Cuando era menos vivencial que ahora y sostenía ahogos interiores y frío cortante envuelto en papel de estraza, los cipreses representaban la figura tenebrosa del olvido ante las rejas de los cementerios o los muros conventuales.
Fue la época en que José María Gironella garrapateó un éxito literario con los destrozos de la siempre penúltima y cruenta contienda española, titulado “Los cipreses creen en Dios”. Después, apurando el brebaje de la posguerra civil, nos ofreció “Un millón de muertos”, cadáveres apiñados de aquellos españoles del “éxodo y el llanto” que llenaron los surcos de cruces, fosas, sollozos y, después, cuantioso olvido.
Antonio Machado - no podía ser otro vendaval- apuntaló cara al viento de secano uno de los poemas con más espinas y cardones: “Hay una España que nace / y otra España que alborea.
Era - bien lo sabía - la tierra de charanga y pandereta, “de espíritu burlón y el alma inquieta”, la misma que ha ido despreciado a todo lo largo de su iracunda historia a sus poetas y escritores.
Primero la cruz, después el arado, antes la espada.

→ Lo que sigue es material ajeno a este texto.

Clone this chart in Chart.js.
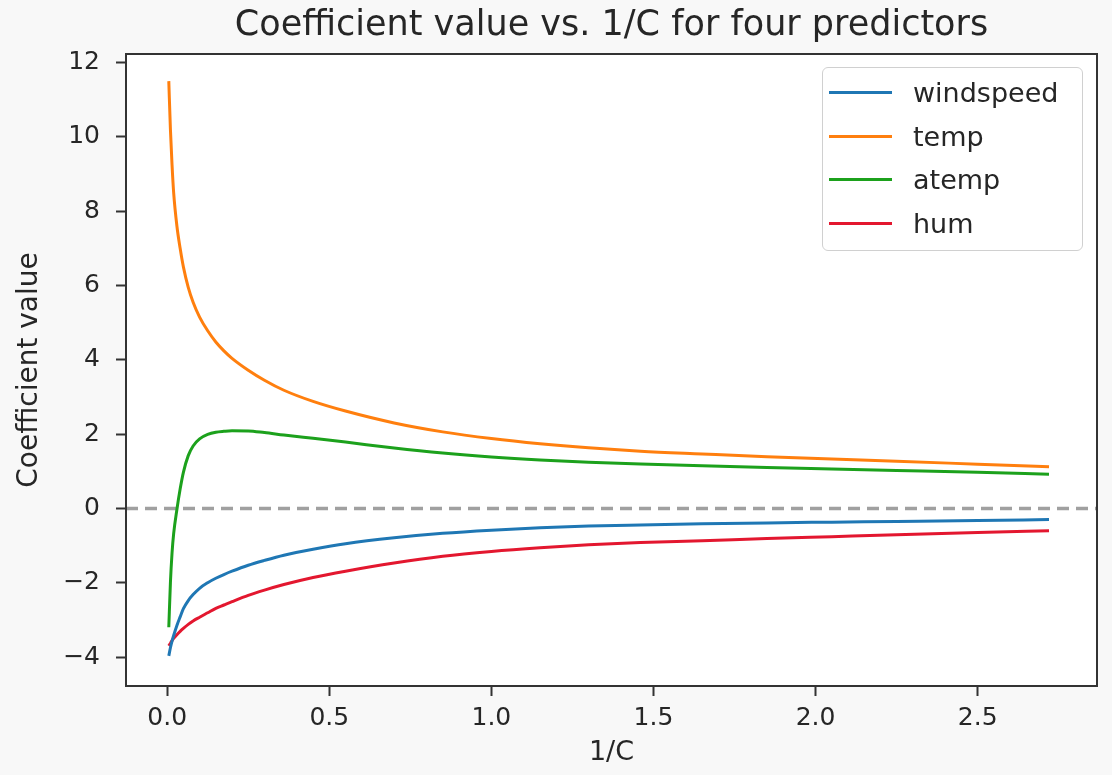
<!DOCTYPE html>
<html>
<head>
<meta charset="utf-8">
<script src="https://cdn.jsdelivr.net/npm/chart.js@4.4.1/dist/chart.umd.min.js"></script>
<style>
  html, body { margin: 0; padding: 0; background: #f8f8f8; }
  #wrap { position: relative; width: 1112px; height: 775px; }
  #title {
    position: absolute; left: 126px; width: 971px; top: 2px; height: 42px; line-height: 42px;
    text-align: center; white-space: nowrap;
    font-family: "DejaVu Sans", sans-serif; font-size: 35px; color: #262626;
  }
  #legend {
    position: absolute; left: 822px; top: 67px; width: 261px; height: 184px;
    box-sizing: border-box; border: 1px solid #d0d0d0; border-radius: 6px;
    background: rgba(255,255,255,0.85); padding-top: 3px;
    font-family: "DejaVu Sans", sans-serif; font-size: 27px; color: #262626;
  }
  .row { height: 43.5px; display: flex; align-items: center; }
  .swatch { width: 63px; height: 3px; margin-left: 6px; margin-right: 21px; }
</style>
</head>
<body>
<div id="wrap">
  <canvas id="c" width="1112" height="775"></canvas>
  <div id="title"></div>
  <div id="legend"></div>
</div>
<script>
const titleText = "Coefficient value vs. 1/C for four predictors";
const xTitle = "1/C";
const yTitle = "Coefficient value";

const xValues = [0.005, 0.01, 0.015, 0.02, 0.03, 0.04, 0.05, 0.065, 0.08, 0.1, 0.125, 0.15, 0.175, 0.2, 0.25, 0.3, 0.36, 0.45, 0.55, 0.7, 0.85, 1.0, 1.15, 1.3, 1.46, 1.65, 1.85, 2.05, 2.25, 2.5, 2.72];

const windspeed = [-3.97, -3.75, -3.57, -3.42, -3.15, -2.92, -2.70, -2.48, -2.32, -2.15, -2.0, -1.88, -1.78, -1.69, -1.53, -1.40, -1.26, -1.10, -0.95, -0.79, -0.67, -0.585, -0.52, -0.475, -0.445, -0.415, -0.39, -0.37, -0.35, -0.325, -0.30];
const temp = [11.5, 10.2, 9.25, 8.5, 7.6, 7.0, 6.5, 5.95, 5.55, 5.15, 4.78, 4.48, 4.24, 4.04, 3.72, 3.45, 3.18, 2.88, 2.62, 2.3, 2.06, 1.88, 1.74, 1.63, 1.54, 1.465, 1.39, 1.33, 1.27, 1.19, 1.12];
const atemp = [-3.2, -2.0, -1.2, -0.68, -0.03, 0.52, 0.97, 1.42, 1.68, 1.87, 1.99, 2.05, 2.075, 2.09, 2.085, 2.04, 1.975, 1.885, 1.785, 1.625, 1.49, 1.385, 1.305, 1.245, 1.195, 1.145, 1.10, 1.06, 1.02, 0.97, 0.92];
const hum = [-3.7, -3.63, -3.56, -3.5, -3.4, -3.31, -3.23, -3.12, -3.03, -2.93, -2.81, -2.69, -2.6, -2.51, -2.34, -2.2, -2.05, -1.86, -1.69, -1.47, -1.29, -1.16, -1.06, -0.98, -0.92, -0.87, -0.81, -0.76, -0.71, -0.65, -0.6];

const seriesNames = ["windspeed", "temp", "atemp", "hum"];
const seriesColors = ["#1f77b4", "#ff7f0e", "#1ca11c", "#e3172f"];
const seriesData = [windspeed, temp, atemp, hum];

const xTicks = [0, 0.5, 1.0, 1.5, 2.0, 2.5];
const yTicks = [-4, -2, 0, 2, 4, 6, 8, 10, 12];
const refLineValue = 0;

const FONT = "'DejaVu Sans', sans-serif";
const TEXT = "#262626";
const AXIS = "#333333";

document.getElementById('title').textContent = titleText;

const datasets = seriesNames.map((name, i) => ({
  label: name,
  data: xValues.map((x, j) => ({ x: x, y: seriesData[i][j] })),
  borderColor: seriesColors[i],
  backgroundColor: seriesColors[i],
  borderWidth: 3,
  pointRadius: 0,
  cubicInterpolationMode: 'monotone',
  fill: false
}));

const framePlugin = {
  id: 'frame',
  beforeDraw(chart) {
    const { ctx, chartArea: a } = chart;
    ctx.save();
    ctx.fillStyle = '#ffffff';
    ctx.fillRect(a.left, a.top, a.right - a.left, a.bottom - a.top);
    ctx.restore();
  },
  beforeDatasetsDraw(chart) {
    const { ctx, chartArea: a, scales } = chart;
    const y = scales.y.getPixelForValue(refLineValue);
    ctx.save();
    ctx.strokeStyle = '#a0a0a0';
    ctx.lineWidth = 3.5;
    ctx.setLineDash([12, 7]);
    ctx.beginPath();
    ctx.moveTo(a.left, y);
    ctx.lineTo(a.right, y);
    ctx.stroke();
    ctx.restore();
  },
  afterDraw(chart) {
    const { ctx, chartArea: a } = chart;
    ctx.save();
    ctx.strokeStyle = AXIS;
    ctx.lineWidth = 2;
    ctx.strokeRect(a.left, a.top, a.right - a.left, a.bottom - a.top);
    ctx.restore();
  }
};

const chart = new Chart(document.getElementById('c'), {
  type: 'line',
  data: { datasets },
  plugins: [framePlugin],
  options: {
    responsive: false,
    animation: false,
    layout: { padding: { left: 0, right: 15, top: 54, bottom: 0 } },
    plugins: {
      legend: { display: false },
      tooltip: { enabled: false },
      title: { display: false }
    },
    scales: {
      x: {
        type: 'linear', min: -0.127, max: 2.868,
        afterBuildTicks(s) { s.ticks = xTicks.map(v => ({ value: v })); },
        afterFit(s) { s.height = 89; },
        grid: { drawOnChartArea: false, drawTicks: true, tickLength: 10, tickColor: AXIS, tickWidth: 2 },
        border: { display: true, color: AXIS, width: 2 },
        ticks: { color: TEXT, font: { family: FONT, size: 25 }, padding: 7, maxRotation: 0,
                 callback: v => Number(v).toFixed(1) },
        title: { display: true, text: xTitle, color: TEXT, font: { family: FONT, size: 27 }, padding: { top: 0, bottom: 6 } }
      },
      y: {
        type: 'linear', min: -4.78, max: 12.23,
        afterBuildTicks(s) { s.ticks = yTicks.map(v => ({ value: v })); },
        afterFit(s) { s.width = 126; },
        grid: { drawOnChartArea: false, drawTicks: true, tickLength: 10, tickColor: AXIS, tickWidth: 2 },
        border: { display: true, color: AXIS, width: 2 },
        ticks: { color: TEXT, font: { family: FONT, size: 25 }, padding: 16,
                 callback: v => (v < 0 ? '\u2212' + Math.abs(v) : String(v)) },
        title: { display: true, text: yTitle, color: TEXT, font: { family: FONT, size: 28 }, padding: { top: 13, bottom: 0 } }
      }
    }
  }
});

// HTML legend built from the chart's datasets
const legendEl = document.getElementById('legend');
chart.data.datasets.forEach(ds => {
  const row = document.createElement('div');
  row.className = 'row';
  const sw = document.createElement('span');
  sw.className = 'swatch';
  sw.style.background = ds.borderColor;
  const tx = document.createElement('span');
  tx.textContent = ds.label;
  row.appendChild(sw);
  row.appendChild(tx);
  legendEl.appendChild(row);
});
</script>
</body>
</html>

Jamás las letras.
En “Los intelectuales bonitos”, decía Amando de Miguel: “España no es que sea difícil: es que es inverosímil”. La misma barbarie derramada de la que 500 años antes hablara Antonio de Lebrija en su “Gramática castellana”, principio y soporte de la literatura hispana de ahora mismo.
Pudo haber sido largo el “introito” para contar un drama medio desvelado aún hoy.
En la iglesia catalana de Santa María de Arenys de Munt, el sacerdote que iba a comenzar la misa ante el cuerpo presente de José María Girionella, escuchó, en secreto de confesión, el contenido de una carta donde el autor, en una época lejana el más leído en España, narraba su cuitas miserables recubiertas de abandono y miseria.
Gironella había acudido a la cita inexorable del mal de la vida, la vejez, también a cuenta de privaciones y hasta hambre. Se volvían a desvelar las notas rayadas y repetidas de los escritores reconocidos que no tienen donde caerse de muertos.
A Girionella le sucedió lo que al solitario ciprés de Silos de Gerardo Diego - “Enhiesto surtidor de sombra y sueño…” - muriendo entre precarias penurias económicas, abandonado y en soledad, igual a tantos creadores literarios cuyo principal oficio – tras sus letras errabundas - es derramar desdichas sobre los renglones de su efervescente escritura.
Le habían alcanzado los cuernos empitonados de la vida, en esta tierra carpetovetónica con toros de piedras sangrantes, sin pan ni agua que llevarse a la boca.
Estos días navideños volvimos a leer “Los cipreses creen en Dios”. Y como la puñetera vida es tan olvidadiza, topezamos con nuestra juventud lejana vista al trasluz de una palmatoria ambarina.